Holodomor Never Happened

For six decades the Soviet Union continued to deny that the Ukrainian genocide even took place. It was not until peristokia, in the early nineties, did the Soviets finally reach full disclosure admitting the Famine actually took place and the numbers that died. Nevertheless, in the early 30’s, while the Famine was ongoing, Walter Duranty traveled the Russian countryside witnessing these atrocities first hand. Despite the realities of human suffering, Duranty continued currying Stalin’s favor by severely under reporting the carnage to the West. Thus making himself and the Times willing accomplices and complicit in the murders of millions innocent Ukrainians.

In 1933, Franklin Roosevelt officially recognized the legitimacy of Stalin’s murderous regime thanks in part to Duranty’s air-brushing of Stalin and the events which took place in Russia.

Pulitzer Controversy

Under protest by Ukrainian advocacy groups, in 2003 the New York Times reviewed Duranty’s Pulitzer Prize which he received for 13 articles he penned in 1931. Not so astoundingly, the Times and Pulitzer Prize Board lived up to their Liberal reputation. Deciding not to revoke Duranty’s Pulitzer citing that a Pulitzer is “awarded not for the author’s body of work or for the author’s character but for the specific pieces entered in the competition.”

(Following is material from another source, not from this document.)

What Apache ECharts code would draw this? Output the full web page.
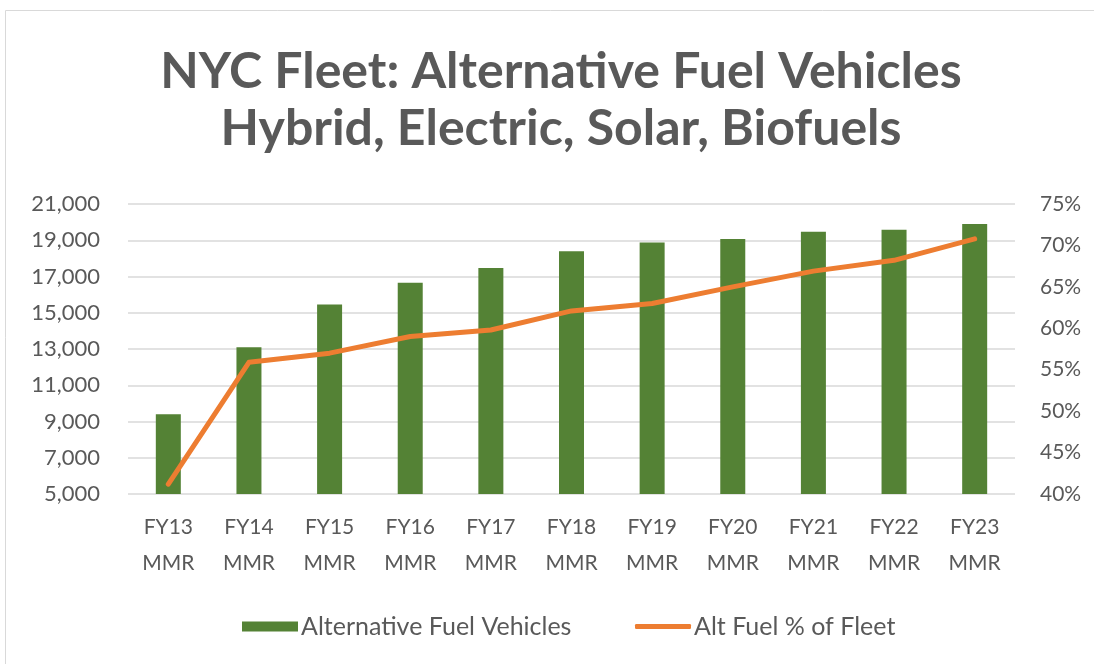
<!DOCTYPE html>
<html>
<head>
<meta charset="utf-8">
<script src="https://cdn.jsdelivr.net/npm/echarts@6/dist/echarts.min.js"></script>
<style>
  html, body { margin: 0; padding: 0; background: #fff; }
  #main { width: 1094px; height: 664px; }
</style>
</head>
<body>
<div id="main"></div>
<script>
// NYC fleet, alternative fuel vehicles: count (bars) + share of fleet (line)
const years = ['FY13', 'FY14', 'FY15', 'FY16', 'FY17', 'FY18', 'FY19', 'FY20', 'FY21', 'FY22', 'FY23']
const categories = years.map(y => y + '\nMMR')
const altFuelVehicles = [9400, 13100, 15450, 16660, 17470, 18390, 18870, 19070, 19470, 19580, 19890]
const altFuelPct = [41.2, 55.9, 57.0, 59.0, 59.8, 62.1, 63.0, 65.0, 66.9, 68.2, 70.8]

const GREEN = '#548235', ORANGE = '#ED7D31', TXT = '#595959', FONT = 'Lato'

const chart = echarts.init(document.getElementById('main'))
chart.setOption({
  animation: false,
  textStyle: { fontFamily: FONT },
  graphic: [{
    type: 'rect', shape: { x: 5.5, y: 10.5, width: 1200, height: 800 },
    style: { fill: 'none', stroke: '#d9d9d9', lineWidth: 1 }, silent: true
  }],
  title: {
    text: 'NYC Fleet: Alternative Fuel Vehicles\nHybrid, Electric, Solar, Biofuels',
    left: 556, top: 38, textAlign: 'center',
    textStyle: { fontFamily: FONT, fontWeight: 'bold', fontSize: 50, color: TXT, lineHeight: 57 }
  },
  legend: [{
    data: [{ name: 'Alternative Fuel Vehicles', icon: 'rect' }],
    left: 237, top: 609, itemWidth: 56, itemHeight: 10, itemGap: 4,
    textStyle: { fontFamily: FONT, fontSize: 25, color: TXT, padding: [0, 0, 0, -2] }
  }, {
    data: [{ name: 'Alt Fuel % of Fleet', icon: 'roundRect' }],
    left: 630, top: 609, itemWidth: 56, itemHeight: 5, itemGap: 4,
    textStyle: { fontFamily: FONT, fontSize: 25, color: TXT, padding: [0, 0, 0, -2] }
  }],
  grid: { left: 128, right: 79, top: 204, bottom: 170 },
  xAxis: {
    type: 'category', data: categories,
    axisLine: { show: false }, axisTick: { show: false },
    axisLabel: { color: TXT, fontSize: 21, lineHeight: 36, margin: 15, interval: 0 }
  },
  yAxis: [{
    type: 'value', min: 5000, max: 21000, interval: 2000,
    axisLine: { show: false }, axisTick: { show: false },
    splitLine: { lineStyle: { color: '#d9d9d9', width: 1.5 } },
    axisLabel: { color: TXT, fontSize: 22, margin: 28, formatter: v => v.toLocaleString('en-US') }
  }, {
    type: 'value', min: 40, max: 75, interval: 5,
    axisLine: { show: false }, axisTick: { show: false }, splitLine: { show: false },
    axisLabel: { color: TXT, fontSize: 21, margin: 25, formatter: '{value}%' }
  }],
  series: [{
    name: 'Alternative Fuel Vehicles', type: 'bar', data: altFuelVehicles,
    barWidth: 25, itemStyle: { color: GREEN }
  }, {
    name: 'Alt Fuel % of Fleet', type: 'line', yAxisIndex: 1, data: altFuelPct,
    symbol: 'none', lineStyle: { color: ORANGE, width: 5, cap: 'round', join: 'round' },
    itemStyle: { color: ORANGE }
  }]
})
</script>
</body>
</html>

I am sure that if Walter Duranty had outlived his usefulness to Stalin and was one of the Western useful idiots caught up in the Great Purge we would still be hearing and unending diatribe from the Times about his tireless contributions to humanity. Since that is not the case, the Times lives with the knowledge they assisted Stalin, through Duranty, in the murder of millions of innocents.

Not that it matters since you can’t make an omelet without breaking a few million eggs, even if those eggs are human beings.